The Gartner survey of over 300 CIOs found that on average, only 35% of their AI capabilities will be built by their IT teams. This means that new approaches are needed to manage and protect data access and govern AI inputs and outputs and safely deliver AI value.
“This is where the concept of a ‘tech sandwich’ comes in,” says Plummer in describing the AI tech stack of the future. “On the bottom of the sandwich is all the data and AI from IT, typically centralised. On the top is all the data and AI coming from everywhere, typically decentralised.
“And the middle contains the trust, risk, and security management (TRiSM) technologies that make it all safe. It’s what you need to create to accommodate AI and data coming from everywhere.”
Gartner AI Technology Sandwich
Source: Gartner (November 2024)
“As CIO, your job is to design a tech sandwich that can handle the messiness of AI, but still keeps you open to new opportunities,” says Mullery. “AI-steady organisations (ten AI initiatives or fewer) will govern their tech sandwiches using human teams and committees. AI-accelerated organisations will add TRiSM technologies – a set of technologies designed to create trust, monitor risk and manage security for safe AI at scale.”
Positive and negative employee impact
Some employees may feel a strong affinity for AI. Others may feel threatened or resentful. These intense reactions to AI can lead to unintended behavioural outcomes that negatively impact employees’ work performance, such as jealousy of those using AI and overdependence on AI tools.
However, few organisations are actively managing these behavioural outcomes. In the June/July Gartner survey, only 13% of EMEA CIOs said they focus on mitigating potential negative impacts of GenAI on employee well-being.

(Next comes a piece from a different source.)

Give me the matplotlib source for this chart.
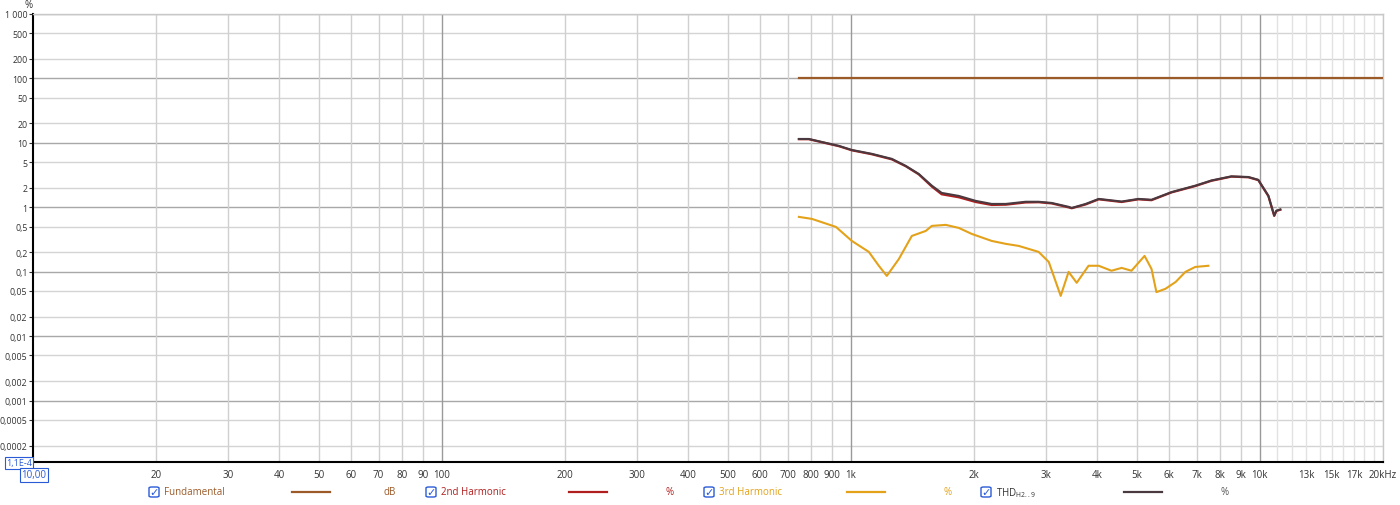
import numpy as np
import matplotlib.pyplot as plt
from matplotlib.patches import FancyBboxPatch

plt.rcParams['font.family'] = ['Open Sans', 'DejaVu Sans']

# ---- data ----
fund_f = [746, 20000]
fund_v = [100, 100]

thd_f = [746, 789, 869, 935, 1005, 1125, 1259, 1362, 1465, 1577, 1667, 1836,
         2018, 2208, 2392, 2673, 2877, 3097, 3406, 3467, 3750, 4036, 4592,
         5047, 5432, 6081, 6950, 7614, 8517, 9376, 9910, 10490, 10840, 10970, 11220]
thd_v = [11.4, 11.4, 9.9, 8.9, 7.7, 6.7, 5.6, 4.35, 3.27, 2.15, 1.66, 1.49,
         1.25, 1.12, 1.12, 1.21, 1.21, 1.16, 1.01, 0.97, 1.12, 1.34, 1.22,
         1.34, 1.30, 1.71, 2.15, 2.59, 3.0, 2.93, 2.65, 1.50, 0.74, 0.88, 0.92]

h2_f = thd_f
h2_v = [11.3, 11.3, 9.8, 8.8, 7.6, 6.6, 5.5, 4.3, 3.22, 2.08, 1.58, 1.42,
        1.2, 1.08, 1.09, 1.18, 1.19, 1.14, 0.99, 0.96, 1.1, 1.32, 1.2,
        1.32, 1.28, 1.69, 2.12, 2.56, 2.97, 2.9, 2.62, 1.48, 0.73, 0.87, 0.91]

h3_f = [746, 803, 919, 1005, 1106, 1170, 1224, 1310, 1409, 1524, 1577, 1706,
        1836, 1974, 2208, 2392, 2572, 2877, 3046, 3258, 3406, 3565, 3811, 4036,
        4335, 4592, 4853, 5224, 5432, 5585, 5875, 6223, 6577, 6950, 7482]
h3_v = [0.705, 0.656, 0.493, 0.299, 0.202, 0.123, 0.0857, 0.157, 0.357, 0.427,
        0.511, 0.530, 0.475, 0.384, 0.299, 0.269, 0.250, 0.202, 0.141, 0.042,
        0.099, 0.067, 0.123, 0.123, 0.103, 0.114, 0.103, 0.175, 0.110, 0.048,
        0.054, 0.069, 0.099, 0.118, 0.123]

y_ticks = [1000, 500, 200, 100, 50, 20, 10, 5, 2, 1, 0.5, 0.2, 0.1, 0.05, 0.02,
           0.01, 0.005, 0.002, 0.001, 0.0005, 0.0002]
y_labels = ['1 000', '500', '200', '100', '50', '20', '10', '5', '2', '1', '0,5',
            '0,2', '0,1', '0,05', '0,02', '0,01', '0,005', '0,002', '0,001',
            '0,0005', '0,0002']
x_ticks = [20, 30, 40, 50, 60, 70, 80, 90, 100, 200, 300, 400, 500, 600, 700,
           800, 900, 1000, 2000, 3000, 4000, 5000, 6000, 7000, 8000, 9000, 10000,
           13000, 15000, 17000, 20000]
x_labels = ['20', '30', '40', '50', '60', '70', '80', '90', '100', '200', '300',
            '400', '500', '600', '700', '800', '900', '1k', '2k', '3k', '4k', '5k',
            '6k', '7k', '8k', '9k', '10k', '13k', '15k', '17k', '20kHz']

c_fund = '#9c5a28'
c_h2 = '#b01e1e'
c_h3 = '#e3a21a'
c_thd = '#4a3a40'
c_box = '#2a5bd7'

fig = plt.figure(figsize=(14, 5.06), dpi=100)
ax = fig.add_axes([33/1400, 1-463.3/506, 1350/1400, (463.3-14.7)/506])
ax.set_xscale('log')
ax.set_yscale('log')
ax.set_xlim(10, 20000)
ax.set_ylim(1.1e-4, 1000)

# grid
for v in y_ticks:
    dec = abs(np.log10(v) - round(np.log10(v))) < 1e-6
    ax.axhline(v, color='#a8a8a8' if dec else '#d4d4d4', lw=1, zorder=0)
xs = [m * 10**d for d in range(1, 4) for m in range(1, 10)] + list(range(10000, 20001, 1000))
for v in xs:
    if v <= 10:
        continue
    if v in (100, 1000, 10000):
        col = '#9a9a9a'
    elif v > 10000:
        col = '#e2e2e2'
    else:
        col = '#d0d0d0'
    ax.axvline(v, color=col, lw=1, zorder=0)

ax.plot(fund_f, fund_v, color=c_fund, lw=1.6, zorder=3)
ax.plot(h3_f, h3_v, color=c_h3, lw=1.5, zorder=3)
ax.plot(h2_f, h2_v, color=c_h2, lw=1.6, zorder=3)
ax.plot(thd_f, thd_v, color=c_thd, lw=1.5, zorder=4)

ax.set_yticks(y_ticks)
ax.set_yticklabels(y_labels)
ax.yaxis.set_minor_locator(plt.NullLocator())
ax.set_xticks(x_ticks)
ax.set_xticklabels(x_labels)
ax.xaxis.set_minor_locator(plt.NullLocator())
for lab, v in zip(ax.get_xticklabels(), x_ticks):
    if v in (13000, 15000, 17000):
        lab.set_color('#a0a0a0')
ax.tick_params(axis='y', labelsize=6.3, length=3, width=0.8, pad=1, colors='#333333')
ax.tick_params(axis='x', labelsize=7, length=0, pad=5, colors='#333333')

for s in ('top', 'right'):
    ax.spines[s].set_color('#c8c8c8')
    ax.spines[s].set_linewidth(1)
for s in ('left', 'bottom'):
    ax.spines[s].set_color('black')
    ax.spines[s].set_linewidth(1.5)

fig.text(29/1400, 1-6/506, '%', fontsize=7, ha='center', va='center', color='#333333')
fig.text(19/1400, 1-464/506, '1,1E-4', fontsize=6.5, ha='center', va='center', color=c_box,
         bbox=dict(boxstyle='square,pad=0.15', fc='white', ec=c_box, lw=0.8))
fig.text(34/1400, 1-476/506, '10,00', fontsize=7, ha='center', va='center', color=c_box,
         bbox=dict(boxstyle='square,pad=0.15', fc='white', ec=c_box, lw=0.8))

# legend row
legend = [
    (154, 'Fundamental', c_fund, 'dB', 390),
    (431, '2nd Harmonic', c_h2, '%', 670),
    (709, '3rd Harmonic', c_h3, '%', 948),
    (986, None, c_thd, '%', 1225),
]
ly = 1 - 493/506
for x0, name, col, unit, ux in legend:
    box = FancyBboxPatch(((x0-5)/1400, ly - 5/506), 10/1400, 10/506,
                         boxstyle='round,pad=0,rounding_size=0.002',
                         transform=fig.transFigure, fc='white', ec=c_box, lw=1)
    fig.patches.append(box)
    fig.text(x0/1400, ly, '\u2713', fontsize=8, ha='center', va='center', color=c_box,
             family=['DejaVu Sans'])
    if name:
        fig.text((x0+10)/1400, ly, name, fontsize=7, ha='left', va='center', color=col)
        tcol = col
    else:
        fig.text((x0+10)/1400, ly, r'THD$_{\mathregular{H2..9}}$', fontsize=7, ha='left',
                 va='center', color='#333333')
        tcol = '#555555'
    lx = x0 + 138
    fig.add_artist(plt.Line2D([lx/1400, (lx+38)/1400], [ly, ly], color=col, lw=1.6,
                              transform=fig.transFigure))
    fig.text(ux/1400, ly, unit, fontsize=7, ha='center', va='center', color=tcol)

fig.savefig('out.png', dpi=100)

“Most enterprises aren’t curious enough about how AI makes their employees feel. This matters because AI can lead to all sorts of unintended behavioral outcomes,” says Mullery. “The critical point is that if you use change management to manage this, be intentional about who owns which behavioral outcomes.
“Organisations must manage behavioral outcomes with the same rigor as technology and business outcomes.”